A bomb was planted beneath the car of a serving part-time female police officer in County Derry, leading to condemnation from first minister Arlene Foster and Sinn Fein MLA Gerry Kelly who criticised it as a ‘reprehensible’ attack. The device, which was found before it did any damage to her or her young child, was defused by British army explosives experts. Legislative assembly member Cara Hunter said that no one should live in fear of going to work: ‘Our officers protect our communities every day and keep them safe. My thoughts are with them and their families.’ The attack comes amid mounting sectarian tensions in Northern Ireland, which have spilled over into violence several times in recent weeks.
Around half of police stations in the UK have been closed over the past decade. At least 667 stations with front counters allowing the public to speak with officers have been shut since 2010 to reduce costs.
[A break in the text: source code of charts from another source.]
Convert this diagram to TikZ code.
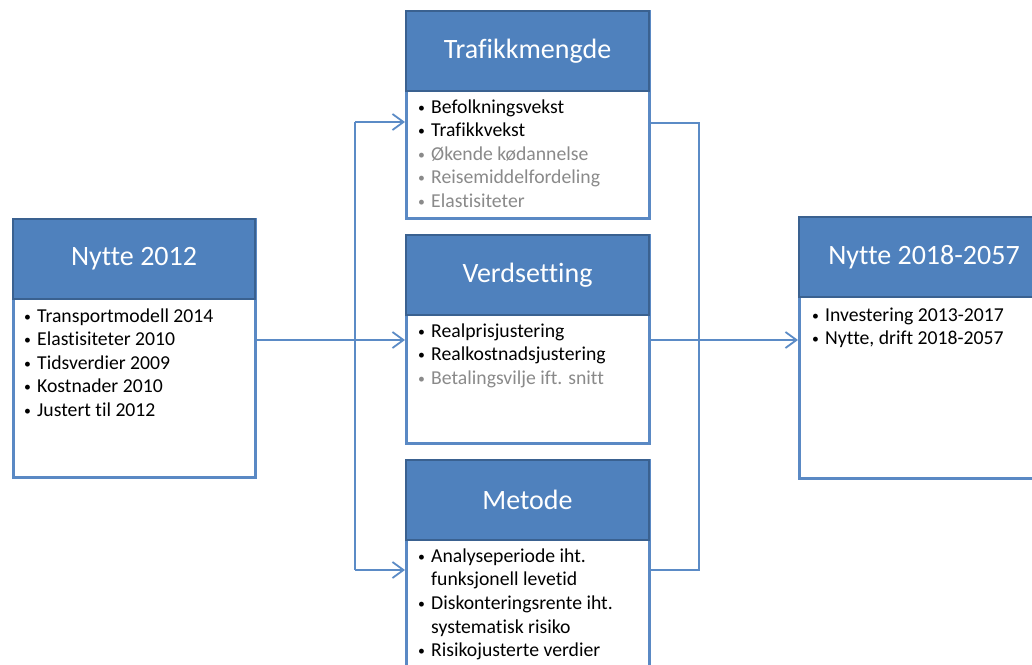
\documentclass[tikz,border=0pt]{standalone}
\usepackage{fontspec}
\setmainfont[Ligatures=NoCommon]{Carlito}
\usepackage{graphicx}
\usetikzlibrary{arrows.meta}

\definecolor{hdblue}{HTML}{4F81BD}
\definecolor{hdedge}{HTML}{3A6190}
\definecolor{boxedge}{HTML}{5A89C4}
\definecolor{linkblue}{HTML}{5B8BC6}
\definecolor{dimgrey}{HTML}{8A8A8A}

\tikzset{
  header/.style={draw=hdedge,fill=hdblue,line width=2pt,text=white,
    anchor=north west,minimum height=80pt,inner sep=0pt,
    font=\fontsize{28}{33}\selectfont},
  body/.style={draw=boxedge,fill=white,line width=2.5pt,anchor=north west,inner sep=0pt},
  item/.style={anchor=base west,inner sep=0pt,font=\fontsize{19.7}{23}\selectfont},
  link/.style={draw=linkblue,line width=1.8pt},
}
\newcommand{\bul}{\makebox[13pt][l]{\raisebox{1pt}{\scalebox{0.7}{•}}}}
\newcommand{\greyitem}[1]{{\color{dimgrey}\bul #1}}

\begin{document}
\begin{tikzpicture}[x=1pt,y=-1pt,>={Straight Barb[length=11pt,width=16pt]}]
    \useasboundingbox (0,0) rectangle (1032,664);

    % boxes
    \node[body,minimum width=242pt,minimum height=258pt] (n12) at (12,218) {};
    \node[header,minimum width=242pt] (n12h) at (12,218) {Nytte 2012};
    \node[body,minimum width=243pt,minimum height=207pt] (traf) at (405,10) {};
    \node[header,minimum width=243pt] (trafh) at (405,10) {Trafikkmengde};
    \node[body,minimum width=243pt,minimum height=208pt] (verd) at (405,234) {};
    \node[header,minimum width=243pt] (verdh) at (405,234) {Verdsetting};
    \node[body,minimum width=243pt,minimum height=230pt] (met) at (405,459) {};
    \node[header,minimum width=243pt] (meth) at (405,459) {Metode};
    \node[body,minimum width=250pt,minimum height=261pt] (n18) at (798,216) {};
    \node[header,minimum width=250pt] (n18h) at (798,216) {Nytte 2018-2057};

    % lists
    \foreach \t [count=\k] in {Transportmodell 2014,Elastisiteter 2010,Tidsverdier 2009,
        Kostnader 2010,Justert til 2012}
        \node[item] (a\k) at (24,{322+23.5*(\k-1)}) {\bul\t};
    \foreach \t [count=\k] in {\bul Befolkningsvekst,\bul Trafikkvekst,\greyitem{Økende kødannelse},
        \greyitem{Reisemiddelfordeling},\greyitem{Elastisiteter}}
        \node[item] (b\k) at (418,{113+23.6*(\k-1)}) {\t};
    \foreach \t [count=\k] in {\bul Realprisjustering,\bul Realkostnadsjustering,
        \greyitem{Betalingsvilje ift. snitt}}
        \node[item] (c\k) at (418,{337+23.8*(\k-1)}) {\t};
    \foreach \t [count=\k] in {\bul Analyseperiode iht.,\hspace*{13pt}funksjonell levetid,
        \bul Diskonteringsrente iht.,\hspace*{13pt}systematisk risiko,\bul Risikojusterte verdier}
        \node[item] (d\k) at (418,{562+23.7*(\k-1)}) {\t};
    \foreach \t [count=\k] in {Investering 2013-2017,{Nytte, drift 2018-2057}}
        \node[item] (e\k) at (812,{321+23.5*(\k-1)}) {\bul\t};

    % connectors
    \coordinate (fork) at (355,340);
    \coordinate (forkT) at (355,122);
    \coordinate (forkM) at (355,570);
    \coordinate (joinT) at (699,123);
    \coordinate (joinM) at (699,570);
    \path[link] (n12.east|-fork) -- (fork);
    \path[link] (forkT) -- (forkM);
    \path[link,->] (forkT) -- (forkT-|traf.west);
    \path[link,->] (fork) -- (fork-|verd.west);
    \path[link,->] (forkM) -- (forkM-|met.west);
    \path[link] (traf.east|-joinT) -- (joinT) -- (joinM) -- (met.east|-joinM);
    \path[link,->] (verd.east|-fork) -- (n18.west|-fork);
\end{tikzpicture}
\end{document}
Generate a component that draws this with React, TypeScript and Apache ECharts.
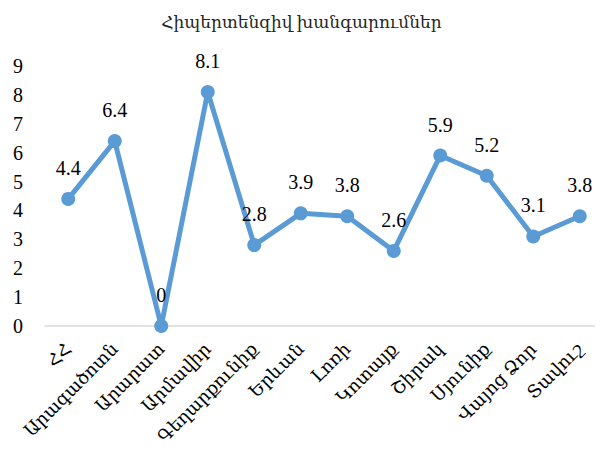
import React, { useEffect, useRef } from "react";
import * as echarts from "echarts";

const title = "Հիպերտենզիվ խանգարումներ";
const categories = [
  "ՀՀ",
  "Արագածոտն",
  "Արարատ",
  "Արմավիր",
  "Գեղարքունիք",
  "Երևան",
  "Լոռի",
  "Կոտայք",
  "Շիրակ",
  "Սյունիք",
  "Վայոց Ձոր",
  "Տավուշ",
];
const values = [4.4, 6.4, 0, 8.1, 2.8, 3.9, 3.8, 2.6, 5.9, 5.2, 3.1, 3.8];
const yMin = 0;
const yMax = 9;
const yInterval = 1;

const FONT = "Liberation Serif, DejaVu Serif, serif";

export default function App() {
  const ref = useRef<HTMLDivElement>(null);
  useEffect(() => {
    if (!ref.current) return;
    const chart = echarts.init(ref.current, undefined, { renderer: "svg" });
    chart.setOption({
      animation: false,
      textStyle: { fontFamily: FONT },
      title: {
        text: title,
        left: "center",
        top: 9,
        textStyle: { fontFamily: FONT, fontSize: 17, fontWeight: "normal", color: "#262626" },
      },
      grid: { left: 45, right: 0, top: 66, bottom: 124 },
      xAxis: {
        type: "category",
        data: categories,
        boundaryGap: true,
        axisLine: { show: true, lineStyle: { color: "#d9d9d9", width: 1.5 } },
        axisTick: { show: false },
        axisLabel: {
          rotate: 45,
          interval: 0,
          margin: 20,
          fontFamily: FONT,
          fontSize: 18,
          color: "#000",
        },
      },
      yAxis: {
        type: "value",
        min: yMin,
        max: yMax,
        interval: yInterval,
        splitLine: { show: false },
        axisLine: { show: false },
        axisTick: { show: false },
        axisLabel: { fontFamily: FONT, fontSize: 20, color: "#000", margin: 22 },
      },
      series: [
        {
          type: "line",
          data: values,
          symbol: "circle",
          symbolSize: 14,
          lineStyle: { color: "#5B9BD5", width: 5 },
          itemStyle: { color: "#5B9BD5" },
          label: {
            show: true,
            position: "top",
            distance: 14,
            fontFamily: FONT,
            fontSize: 20,
            color: "#000",
          },
        },
      ],
    });
    return () => chart.dispose();
  }, []);
  return <div ref={ref} style={{ width: 603, height: 450, margin: -8 }} />;
}
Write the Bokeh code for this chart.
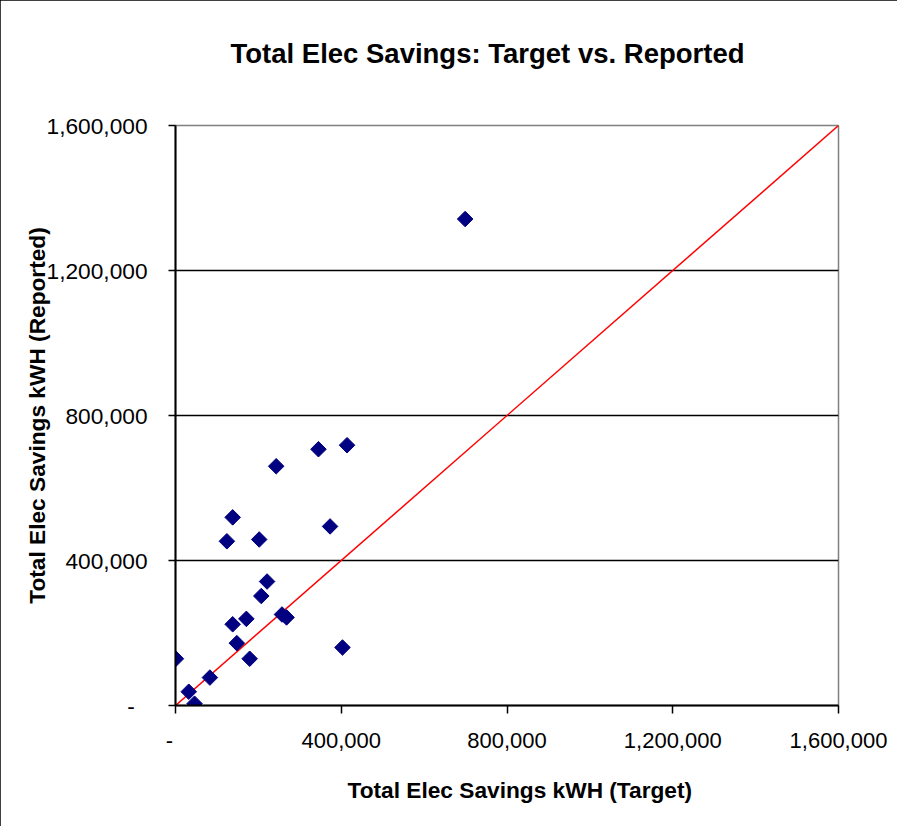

The Home Office said there are ‘a range of reasons’ behind the closures, including a rise in the use of online crime reporting instead of members of the public approaching police at a station counter. David Lammy, shadow secretary of state for justice, said over half of Britain’s police stations have closed in ten years, and more than half of the courts in England and Wales are closed. He accused the Conservatives of causing lawlessness and disorder.
Customs authorities in Germany and Belgium have seized a record amount of cocaine - over 23 tonnes - destined for the Netherlands. German officials said the cocaine had a street value of billions of euros. In 2019 the chairman of the Netherlands police union said, ‘We definitely have the characteristics of a narco-state. We're not Mexico. We don't have 14,400 murders. But if you look at the infrastructure, the big money earned by organised crime, the parallel economy, yes, we have a narco-state’. A 28-year-old man suspected of involvement in the cocaine trafficking was arrested on 24 February in the Netherlands. In 2020, 102 tonnes of cocaine heading for Europe was intercepted. Pray for the capture of powerful drug-trafficking gangs from Brazil and Paraguay who are running many of the smuggling operations to ports in Europe.